* Start *

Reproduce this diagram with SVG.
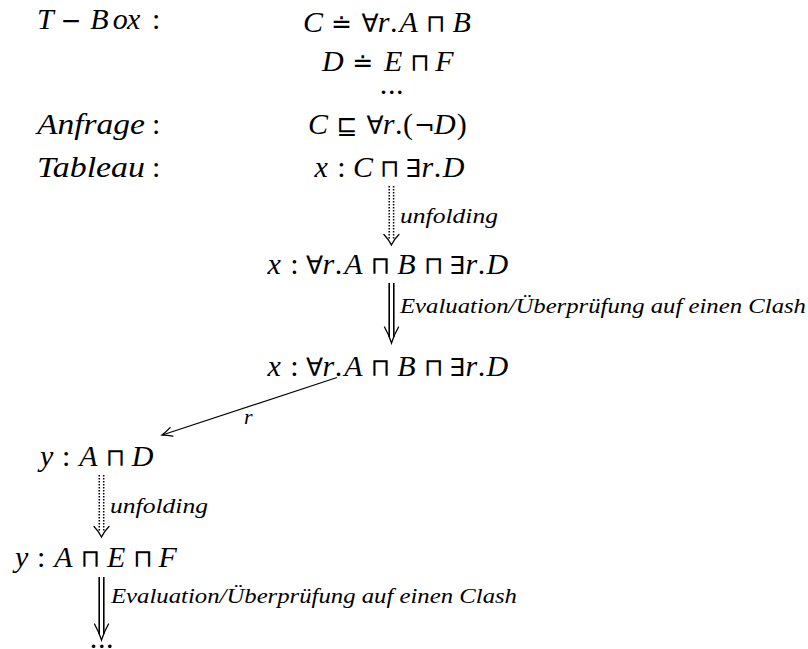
<svg xmlns="http://www.w3.org/2000/svg" width="808" height="649" viewBox="0 0 808 649">
<style>
.m{font-family:"Liberation Serif","Times New Roman",serif;font-size:30px;font-style:italic;fill:#000}
.s{font-family:"DejaVu Sans",sans-serif;font-size:25px;font-style:normal}
.u{font-style:normal}
.lb{font-family:"Liberation Serif","Times New Roman",serif;font-size:22px;font-style:italic;fill:#000}
.ev{font-size:21px}
.ln{stroke:#000;stroke-width:1.6;fill:none}
.thin{stroke:#000;stroke-width:1.2;fill:none}
.dot{stroke:#000;stroke-width:1.5;stroke-dasharray:1.5 1.5;fill:none}
.tip{stroke:#000;stroke-width:1.3;fill:none;stroke-linecap:round}
</style>
<defs>
<path id="dtip" d="M-7.5,-10.5 Q-3,-6 0,0 Q3,-6 7.5,-10.5"/>
<path id="ttip" d="M-7,-16 Q-2.5,-8 0,0 Q2.5,-8 7,-16"/>
</defs>
<rect width="808" height="649" fill="#fff"/>

<g id="tbox-label">
<text class="m" y="29"><tspan x="37">T</tspan><tspan class="s" x="60.7">−</tspan><tspan x="90.2">B</tspan><tspan x="112.7">o</tspan><tspan x="127">x</tspan><tspan class="u" x="152">:</tspan></text>
</g>
<g id="tbox-c">
<text class="m" y="32"><tspan x="303">C</tspan><tspan class="s" x="331.3">≐</tspan><tspan class="s" x="361.4">∀</tspan><tspan x="377.8">r</tspan><tspan class="u" x="390.1">.</tspan><tspan x="399.5">A</tspan><tspan class="s" x="425.7">⊓</tspan><tspan x="452.6">B</tspan></text>
</g>
<g id="tbox-d">
<text class="m" y="71"><tspan x="322">D</tspan><tspan class="s" x="352.5">≐</tspan><tspan x="383.9">E</tspan><tspan class="s" x="409.9">⊓</tspan><tspan x="435.3">F</tspan></text>
</g>
<g id="tbox-dots">
<text class="m u" x="392" y="94" text-anchor="middle" letter-spacing="0.6">...</text>
</g>
<g id="anfrage-label">
<text class="m" x="37" y="134" textLength="108" lengthAdjust="spacingAndGlyphs">Anfrage</text>
<text class="m u" x="152" y="134">:</text>
</g>
<g id="anfrage">
<text class="m" y="134"><tspan x="308">C</tspan><tspan class="s" x="336.3">⊑</tspan><tspan class="s" x="366.4">∀</tspan><tspan x="382.8">r</tspan><tspan class="u" x="395.1">.</tspan><tspan class="u" x="403">(</tspan><tspan class="s" x="414.1">¬</tspan><tspan x="434.1">D</tspan><tspan class="u" x="456.7">)</tspan></text>
</g>
<g id="tableau-label">
<text class="m" x="37" y="177" textLength="108" lengthAdjust="spacingAndGlyphs">Tableau</text>
<text class="m u" x="152" y="177">:</text>
</g>
<g id="tableau">
<text class="m" y="177"><tspan x="314.5">x</tspan><tspan class="u" x="337.2">:</tspan><tspan x="353.1">C</tspan><tspan class="s" x="379.8">⊓</tspan><tspan class="s" x="405.1">∃</tspan><tspan x="421.6">r</tspan><tspan class="u" x="433.8">.</tspan><tspan x="442.7">D</tspan></text>
</g>
<g id="x1">
<text class="m" y="274"><tspan x="267.5">x</tspan><tspan class="u" x="290.2">:</tspan><tspan class="s" x="306.1">∀</tspan><tspan x="322.5">r</tspan><tspan class="u" x="334.8">.</tspan><tspan x="344.2">A</tspan><tspan class="s" x="370.4">⊓</tspan><tspan x="397.3">B</tspan><tspan class="s" x="423.7">⊓</tspan><tspan class="s" x="449">∃</tspan><tspan x="465.5">r</tspan><tspan class="u" x="477.7">.</tspan><tspan x="486.6">D</tspan></text>
</g>
<g id="x2">
<text class="m" y="376"><tspan x="267.5">x</tspan><tspan class="u" x="290.2">:</tspan><tspan class="s" x="306.1">∀</tspan><tspan x="322.5">r</tspan><tspan class="u" x="334.8">.</tspan><tspan x="344.2">A</tspan><tspan class="s" x="370.4">⊓</tspan><tspan x="397.3">B</tspan><tspan class="s" x="423.7">⊓</tspan><tspan class="s" x="449">∃</tspan><tspan x="465.5">r</tspan><tspan class="u" x="477.7">.</tspan><tspan x="486.6">D</tspan></text>
</g>
<g id="y1">
<text class="m" y="466"><tspan x="40">y</tspan><tspan class="u" x="61.9">:</tspan><tspan x="79.2">A</tspan><tspan class="s" x="105.4">⊓</tspan><tspan x="131.8">D</tspan></text>
</g>
<g id="y2">
<text class="m" y="567"><tspan x="15">y</tspan><tspan class="u" x="36.9">:</tspan><tspan x="54.2">A</tspan><tspan class="s" x="80.4">⊓</tspan><tspan x="107.1">E</tspan><tspan class="s" x="133.1">⊓</tspan><tspan x="158.5">F</tspan></text>
</g>
<g id="end-dots">
<text class="m u" x="102" y="648" text-anchor="middle" letter-spacing="0.6">...</text>
</g>

<g id="connectors">
<line class="dot" x1="389.2" y1="186" x2="389.2" y2="240"/>
<line class="dot" x1="393.6" y1="186" x2="393.6" y2="240"/>
<use href="#dtip" x="391.4" y="245" class="tip"/>
<line class="ln" x1="389.2" y1="283" x2="389.2" y2="337"/>
<line class="ln" x1="393.8" y1="283" x2="393.8" y2="337"/>
<use href="#ttip" x="391.5" y="343" class="tip"/>
<line class="thin" x1="337" y1="377.5" x2="163" y2="434.7"/>
<path class="tip" d="M172.9,436.1 Q167,435.2 162,435 Q166.5,431.5 170.1,427.6"/>
<line class="dot" x1="99.3" y1="475" x2="99.3" y2="531"/>
<line class="dot" x1="103.7" y1="475" x2="103.7" y2="531"/>
<use href="#dtip" x="101.5" y="537" class="tip"/>
<line class="ln" x1="99.2" y1="577" x2="99.2" y2="634"/>
<line class="ln" x1="103.8" y1="577" x2="103.8" y2="634"/>
<use href="#ttip" x="101.5" y="640" class="tip"/>
</g>
<g id="edge-labels">
<text class="lb" x="400" y="223" textLength="98" lengthAdjust="spacingAndGlyphs">unfolding</text>
<text class="lb ev" x="400" y="313" textLength="406" lengthAdjust="spacingAndGlyphs">Evaluation/Überprüfung auf einen Clash</text>
<text class="lb" x="244" y="424">r</text>
<text class="lb" x="110" y="513" textLength="98" lengthAdjust="spacingAndGlyphs">unfolding</text>
<text class="lb ev" x="111" y="603" textLength="406" lengthAdjust="spacingAndGlyphs">Evaluation/Überprüfung auf einen Clash</text>
</g>
</svg>
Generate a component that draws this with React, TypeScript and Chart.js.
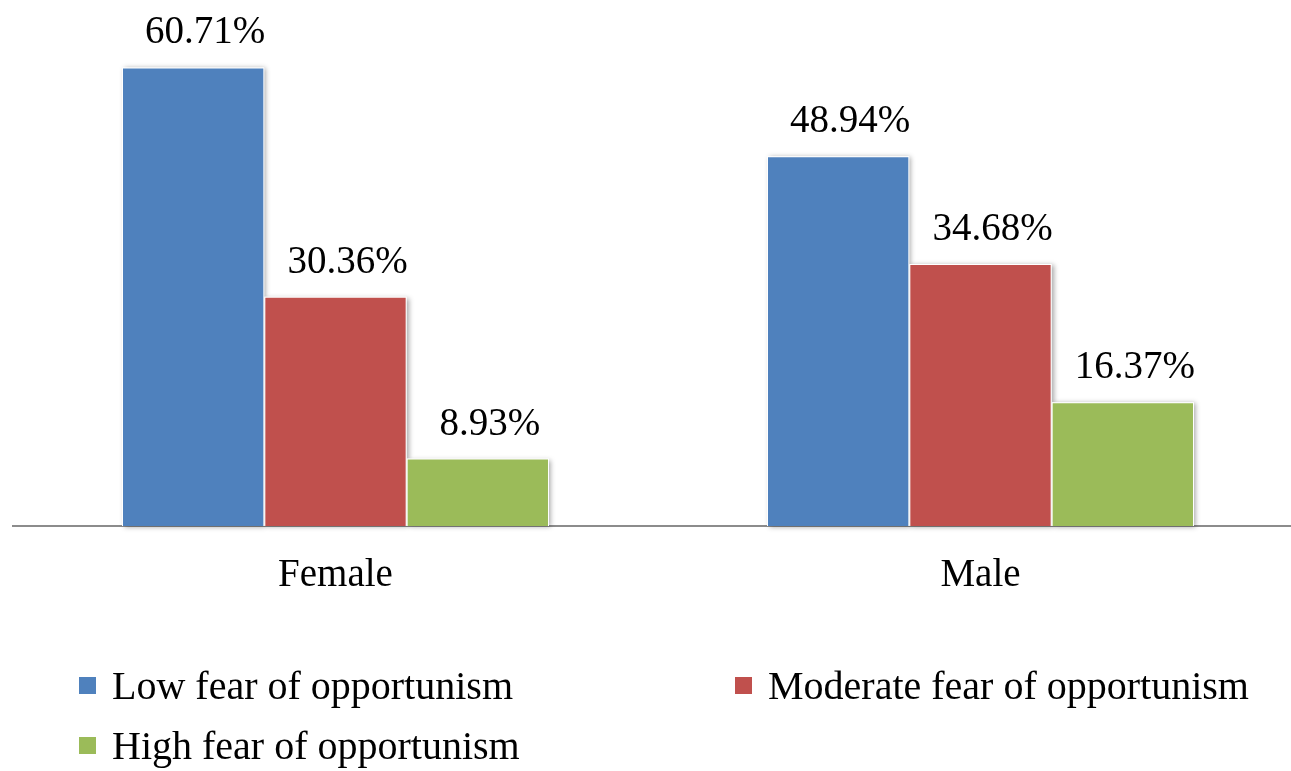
import React, { useEffect, useRef } from "react";
import { Chart, registerables } from "chart.js";

Chart.register(...registerables);

const categories = ["Female", "Male"];
const seriesNames = [
  "Low fear of opportunism",
  "Moderate fear of opportunism",
  "High fear of opportunism",
];
const lowFear = [60.71, 48.94];
const moderateFear = [30.36, 34.68];
const highFear = [8.93, 16.37];
const colors = ["#4F81BD", "#C0504D", "#9BBB59"];

const FONT = '"Liberation Serif", "Times New Roman", serif';

const shadowPlugin = {
  id: "barShadow",
  beforeDatasetsDraw(chart: any) {
    const ctx = chart.ctx;
    ctx.save();
    ctx.shadowColor = "rgba(0,0,0,0.35)";
    ctx.shadowBlur = 5;
    ctx.shadowOffsetX = 2;
    ctx.shadowOffsetY = 1;
    ctx.fillStyle = "#ffffff";
    chart.data.datasets.forEach((_: any, i: number) => {
      const meta = chart.getDatasetMeta(i);
      meta.data.forEach((el: any) => {
        const left = el.x - el.width / 2;
        ctx.fillRect(left, el.y, el.width, el.base - el.y);
      });
    });
    ctx.restore();
  },
};

const valueLabelPlugin = {
  id: "valueLabels",
  afterDatasetsDraw(chart: any) {
    const ctx = chart.ctx;
    ctx.save();
    ctx.font = `39px ${FONT}`;
    ctx.fillStyle = "#000000";
    ctx.textAlign = "center";
    ctx.textBaseline = "alphabetic";
    chart.data.datasets.forEach((ds: any, i: number) => {
      const meta = chart.getDatasetMeta(i);
      meta.data.forEach((el: any, j: number) => {
        const v = ds.data[j] as number;
        ctx.fillText(v.toFixed(2) + "%", el.x + 12, el.y - 24);
      });
    });
    ctx.restore();
  },
};

const legendPlugin = {
  id: "customLegend",
  afterDraw(chart: any) {
    const ctx = chart.ctx;
    const slots = [
      { x: 79, y: 685 },
      { x: 735, y: 685 },
      { x: 79, y: 745 },
    ];
    ctx.save();
    ctx.font = `40px ${FONT}`;
    ctx.textAlign = "left";
    ctx.textBaseline = "alphabetic";
    seriesNames.forEach((name, i) => {
      const s = slots[i];
      ctx.fillStyle = colors[i];
      ctx.fillRect(s.x, s.y - 8, 17, 17);
      ctx.fillStyle = "#000000";
      ctx.fillText(name, s.x + 33, s.y + 14);
    });
    ctx.restore();
  },
};

export default function App() {
  const canvasRef = useRef<HTMLCanvasElement | null>(null);

  useEffect(() => {
    if (!canvasRef.current) return;
    const chart = new Chart(canvasRef.current, {
      type: "bar",
      data: {
        labels: categories,
        datasets: [lowFear, moderateFear, highFear].map((d, i) => ({
          label: seriesNames[i],
          data: d,
          backgroundColor: colors[i],
          borderColor: "#ffffff",
          borderWidth: 1,
          barPercentage: 1,
          categoryPercentage: 0.662,
        })),
      },
      options: {
        animation: false,
        responsive: true,
        maintainAspectRatio: false,
        devicePixelRatio: 1,
        layout: { padding: { top: 35, left: 13, right: 0, bottom: 0 } },
        plugins: {
          legend: { display: false },
          tooltip: { enabled: false },
        },
        scales: {
          x: {
            grid: { display: false, drawTicks: false },
            border: { display: true, color: "#8c8c8c", width: 2 },
            ticks: {
              color: "#000000",
              font: { family: FONT, size: 39 },
              padding: 26,
            },
            afterFit: (scale: any) => {
              scale.height = 245;
            },
          },
          y: {
            display: false,
            min: 0,
            max: 65,
          },
        },
      },
      plugins: [shadowPlugin, valueLabelPlugin, legendPlugin],
    });
    return () => chart.destroy();
  }, []);

  return (
    <div
      style={{
        position: "fixed",
        left: 0,
        top: 0,
        width: 1291,
        height: 771,
        overflow: "hidden",
        background: "#ffffff",
      }}
    >
      <div style={{ position: "relative", width: 1303, height: 771 }}>
        <canvas ref={canvasRef} />
      </div>
    </div>
  );
}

* End *

**Task statement**
Search the lines for the word "this" and report how many contain it, by number only.

**Expected answer**
2